Deux interprétations à 20 millions de dollars
L'affaire a débuté par une plainte en 2013, qui a été rejetée en 2014. Pour le juge, les deux expressions censées lier les brevets au navigateur de Google ne sont pas valides dans ce cas. La principale est le « web browser process » (processus de navigateur web), central dans l'analyse des deux parties. Après cette défaite au niveau local, ils ont porté l'affaire devant une cour fédérale, qui finira par leur donner raison en invalidant la première interprétation, qui limitait le brevet aux logiciels ayant un accès direct aux données des sites.
De même, plaignants et accusé se battaient autour de la précision du brevet. En étant trop vague, il ne pourrait s'appliquer correctement à Chrome. « Nous ne voyons rien qui indique que Cioffi attendait autre chose de son invention que de protéger des fichiers critiques, ce concept étant largement compris par les spécialistes du domaine » répond la cour fédérale.
Pour Google, l'écart d'interprétation entre les deux tribunaux devait être tranché par la Cour suprême. Début janvier, cette dernière a refusé d'entendre la société, laissant donc le verdict en l'état.
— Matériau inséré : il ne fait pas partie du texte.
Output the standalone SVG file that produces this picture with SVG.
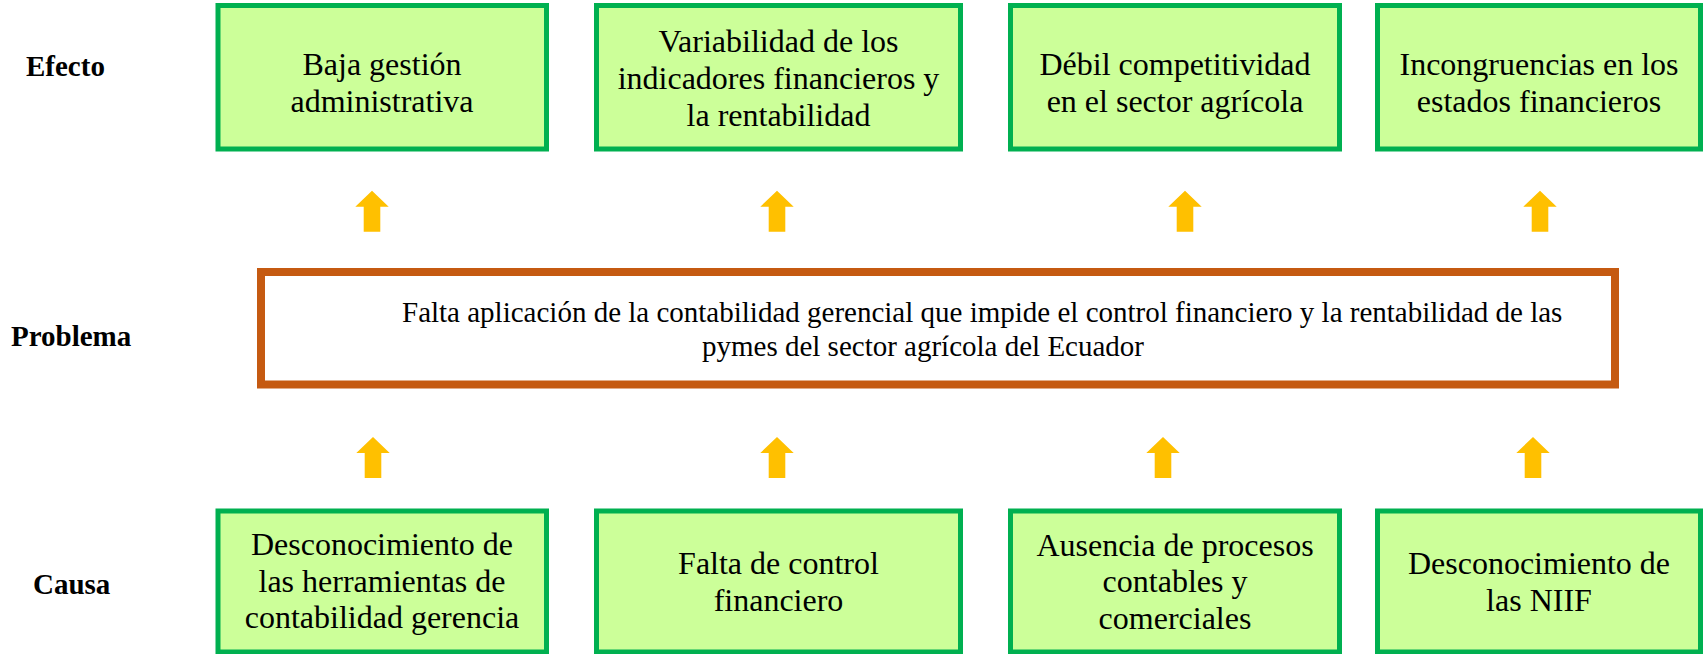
<svg xmlns="http://www.w3.org/2000/svg" width="1705" height="654" viewBox="0 0 1705 654">
<defs>
<style>
.box{fill:#CCFF99;stroke:#00B050;stroke-width:5;}
.prob{fill:#FFFFFF;stroke:#C55A11;stroke-width:8;}
.t{font-family:"Liberation Serif","Times New Roman",serif;font-size:32px;fill:#000;text-anchor:middle;}
.p{font-family:"Liberation Serif","Times New Roman",serif;font-size:29px;fill:#000;}
.lab{font-family:"Liberation Serif","Times New Roman",serif;font-size:29px;font-weight:bold;fill:#000;}
.arr{fill:#FFC000;}
</style>
<path id="up" d="M0,0 L16.7,16 L8.3,16 L8.3,41 L-8.3,41 L-8.3,16 L-16.7,16 Z"/>
</defs>
<rect width="1705" height="654" fill="#FFFFFF"/>
<g id="labels">
<text class="lab" x="26" y="76">Efecto</text>
<text class="lab" x="11" y="346">Problema</text>
<text class="lab" x="33" y="594">Causa</text>
</g>
<g id="efecto1"><rect class="box" x="218" y="5.5" width="328.5" height="143.5"/>
<text class="t" x="382" y="75">Baja gestión</text><text class="t" x="382" y="111.7">administrativa</text></g>
<g id="efecto2"><rect class="box" x="596.5" y="5.5" width="364" height="143.5"/>
<text class="t" x="778.5" y="52">Variabilidad de los</text><text class="t" x="778.5" y="89">indicadores financieros y</text><text class="t" x="778.5" y="126">la rentabilidad</text></g>
<g id="efecto3"><rect class="box" x="1010.5" y="5.5" width="329" height="143.5"/>
<text class="t" x="1175" y="75">Débil competitividad</text><text class="t" x="1175" y="111.7">en el sector agrícola</text></g>
<g id="efecto4"><rect class="box" x="1377.5" y="5.5" width="323" height="143.5"/>
<text class="t" x="1539" y="75">Incongruencias en los</text><text class="t" x="1539" y="111.7">estados financieros</text></g>
<g id="problema"><rect class="prob" x="261" y="272" width="1354" height="112.5"/>
<text class="p" x="402" y="322">Falta aplicación de la contabilidad gerencial que impide el control financiero y la rentabilidad de las</text>
<text class="p" x="923" y="355.5" text-anchor="middle">pymes del sector agrícola del Ecuador</text></g>
<g id="causa1"><rect class="box" x="218" y="511" width="328.5" height="141"/>
<text class="t" x="382" y="555">Desconocimiento de</text><text class="t" x="382" y="591.7">las herramientas de</text><text class="t" x="382" y="628.3">contabilidad gerencia</text></g>
<g id="causa2"><rect class="box" x="596.5" y="511" width="364" height="141"/>
<text class="t" x="778.5" y="574">Falta de control</text><text class="t" x="778.5" y="610.7">financiero</text></g>
<g id="causa3"><rect class="box" x="1010.5" y="511" width="329" height="141"/>
<text class="t" x="1175" y="555.5">Ausencia de procesos</text><text class="t" x="1175" y="592.2">contables y</text><text class="t" x="1175" y="628.8">comerciales</text></g>
<g id="causa4"><rect class="box" x="1377.5" y="511" width="323" height="141"/>
<text class="t" x="1539" y="574">Desconocimiento de</text><text class="t" x="1539" y="610.7">las NIIF</text></g>
<g id="connectors">
<use href="#up" class="arr" x="372" y="190.7"/>
<use href="#up" class="arr" x="777" y="190.7"/>
<use href="#up" class="arr" x="1185" y="190.7"/>
<use href="#up" class="arr" x="1540" y="190.7"/>
<use href="#up" class="arr" x="373" y="437"/>
<use href="#up" class="arr" x="777" y="437"/>
<use href="#up" class="arr" x="1163" y="437"/>
<use href="#up" class="arr" x="1533" y="437"/>
</g>
</svg>
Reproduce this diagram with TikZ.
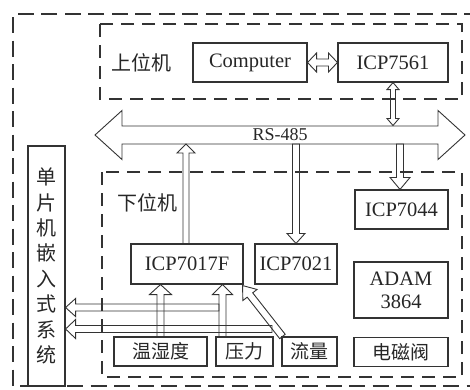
\documentclass[tikz,border=0pt]{standalone}
\usepackage{fontspec}
\setmainfont{Liberation Serif}
\newfontfamily\cjk{Noto Sans CJK SC}
\usetikzlibrary{calc}
\newcommand{\hollowarrow}[5]{%
  \coordinate (ha-H) at ($(#2)!#5!(#1)$);
  \draw[arr] ($(#1)!#3!-90:(#2)$) -- ($(ha-H)!#3!90:(#1)$) -- ($(ha-H)!#4!90:(#1)$) -- (#2) -- ($(ha-H)!#4!-90:(#1)$) -- ($(ha-H)!#3!-90:(#1)$) -- ($(#1)!#3!90:(#2)$) -- cycle;}
\newcommand{\hollowdarrow}[5]{%
  \coordinate (hd-H1) at ($(#1)!#5!(#2)$);
  \coordinate (hd-H2) at ($(#2)!#5!(#1)$);
  \draw[arr] (#1) -- ($(hd-H1)!#4!90:(#2)$) -- ($(hd-H1)!#3!90:(#2)$) -- ($(hd-H2)!#3!-90:(#1)$) -- ($(hd-H2)!#4!-90:(#1)$) -- (#2) -- ($(hd-H2)!#4!90:(#1)$) -- ($(hd-H2)!#3!90:(#1)$) -- ($(hd-H1)!#3!-90:(#2)$) -- ($(hd-H1)!#4!-90:(#2)$) -- cycle;}
\begin{document}
\begin{tikzpicture}[x=1pt,y=-1pt,
  box/.style={draw=black!80,line width=1.1pt,inner sep=0pt,minimum width=#1,font=\fontsize{20.5}{23}\selectfont,text=black!85},
  cbox/.style={box=#1,minimum height=29pt,font=\cjk\fontsize{19}{22}\selectfont},
  arr/.style={draw=black!80,line width=0.9pt,line join=miter},
  outerdash/.style={draw=black!80,line width=1.7pt,dash pattern=on 16pt off 7.5pt},
  innerdash/.style={draw=black!80,line width=1.6pt,dash pattern=on 13pt off 8pt},
  lbl/.style={font=\cjk\fontsize{20}{22}\selectfont,text=black!85,inner sep=0pt}]
\useasboundingbox (0,0) rectangle (470,389);
\clip (0,0) rectangle (470,389);
% dashed frames
\draw[outerdash] (480,14) -- (13,14) -- (13,386) -- (480,386);
\draw[innerdash] (100,24) rectangle (462,99);
\draw[innerdash] (102,172) rectangle (462,377);
% labels
\node[lbl] (up) at (141,63) {上位机};
\node[lbl] (down) at (147,203) {下位机};
% nodes
\node[box=114pt,minimum height=39pt] (comp) at (250,62.5) {Computer};
\node[box=110pt,minimum height=39pt] (i7561) at (393,62.5) {ICP7561};
\node[box=93pt,minimum height=39pt] (i7044) at (401.5,209.5) {ICP7044};
\node[box=112pt,minimum height=40pt] (i7017) at (187,264) {ICP7017F};
\node[box=82pt,minimum height=40pt] (i7021) at (296,264) {ICP7021};
\node[box=94pt,minimum height=56pt,align=center] (adam) at (401,290) {ADAM\\3864};
\node[cbox=93pt] (wsd) at (160.5,351.5) {温湿度};
\node[cbox=57pt] (yl) at (244.5,351.5) {压力};
\node[cbox=55pt] (ll) at (309.5,351.5) {流量};
\node[cbox=94pt] (dcf) at (401,352) {电磁阀};
\node[box=37pt,minimum height=240pt,align=center,font=\cjk\fontsize{20}{25.4}\selectfont] (mcu) at (46.5,266) {单\\片\\机\\嵌\\入\\式\\系\\统};
% bus
\coordinate (busL) at (95,135);
\coordinate (busR) at (465,135);
\coordinate (bustop) at (0,126);
\coordinate (busbot) at (0,144);
\hollowdarrow{busL}{busR}{9pt}{24.5pt}{27pt}
\node[font=\fontsize{18}{20}\selectfont,text=black!85,inner sep=0pt] (rs) at (280,135) {RS-485};
% Computer <-> ICP7561
\hollowdarrow{comp.east}{i7561.west}{3.5pt}{9.5pt}{9pt}
% ICP7561 <-> bus
\coordinate (a1) at (i7561.south);
\coordinate (a2) at ($(a1 |- bustop)+(0,-0.5)$);
\hollowdarrow{a1}{a2}{2.5pt}{6pt}{7pt}
% ICP7017F -> bus
\coordinate (b1) at ($(i7017.north)+(-1,0)$);
\coordinate (b2) at (b1 |- busbot);
\hollowarrow{b1}{b2}{3pt}{9pt}{9pt}
% bus -> ICP7021
\coordinate (c2) at (i7021.north);
\coordinate (c1) at (c2 |- busbot);
\hollowarrow{c1}{c2}{3.5pt}{9pt}{10pt}
% bus -> ICP7044
\coordinate (d2) at ($(i7044.north)+(-1.5,0)$);
\coordinate (d1) at (d2 |- busbot);
\hollowarrow{d1}{d2}{3.5pt}{10pt}{12pt}
% sensors -> ICP7017F
\coordinate (e1) at (wsd.north);
\coordinate (e2) at (e1 |- i7017.south);
\hollowarrow{e1}{e2}{3.5pt}{11pt}{10pt}
\coordinate (f1) at ($(yl.north)+(-22,0)$);
\coordinate (f2) at (f1 |- i7017.south);
\hollowarrow{f1}{f2}{3.5pt}{10pt}{10pt}
\coordinate (g1) at ($(ll.north west)+(1,0)$);
\coordinate (g2) at ($(i7017.south east)+(-1,1)$);
\hollowarrow{g1}{g2}{3.5pt}{9pt}{12pt}
% to MCU
\coordinate (h1) at (219,307.5);
\coordinate (h2) at (mcu.east |- h1);
\hollowarrow{h1}{h2}{3.5pt}{9pt}{10pt}
\coordinate (k1) at (272,329);
\coordinate (k2) at (mcu.east |- k1);
\hollowarrow{k1}{k2}{3.5pt}{9.5pt}{10pt}
\end{tikzpicture}
\end{document}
Déposée en août, la demande était le dernier recours de la société contre cette plainte. Malgré ces revers judiciaires, Google réfute toujours l'idée que les brevets s'appliquent bien à son navigateur.
La question sensible des trolls de brevets
En centrant sa défense autour d'une différence d'interprétation, Google rapproche implicitement cette plainte de celles des trolls de brevets. Ces derniers sont coutumiers des liens ténus entre leurs brevets et les logiciels de tiers pour justifier leurs attaques. Ces plaintes sont même l'une des bases de l'activité de ces « trolls », des sociétés dont l'activité principale est de monétiser leur propriété intellectuelle en multipliant les plaintes.
La plupart des sociétés, notamment les petites, préfèrent un arrangement à l'amiable plutôt qu'une longue saga judiciaire, même si la base légale semble mince. Le problème est devenu si important outre-Atlantique que Barack Obama avait lancé une campagne contre ces « trolls » en 2013. La Maison blanche arguait qu'en 2012, ces sociétés avaient récupéré 29 milliards de dollars, dont moins d'un quart avaient été effectivement réinvestis. L'annonce, importante, n'a pas été suivie de grands effets. La récente attaque sur le mode hors-ligne de Netflix en est un indice.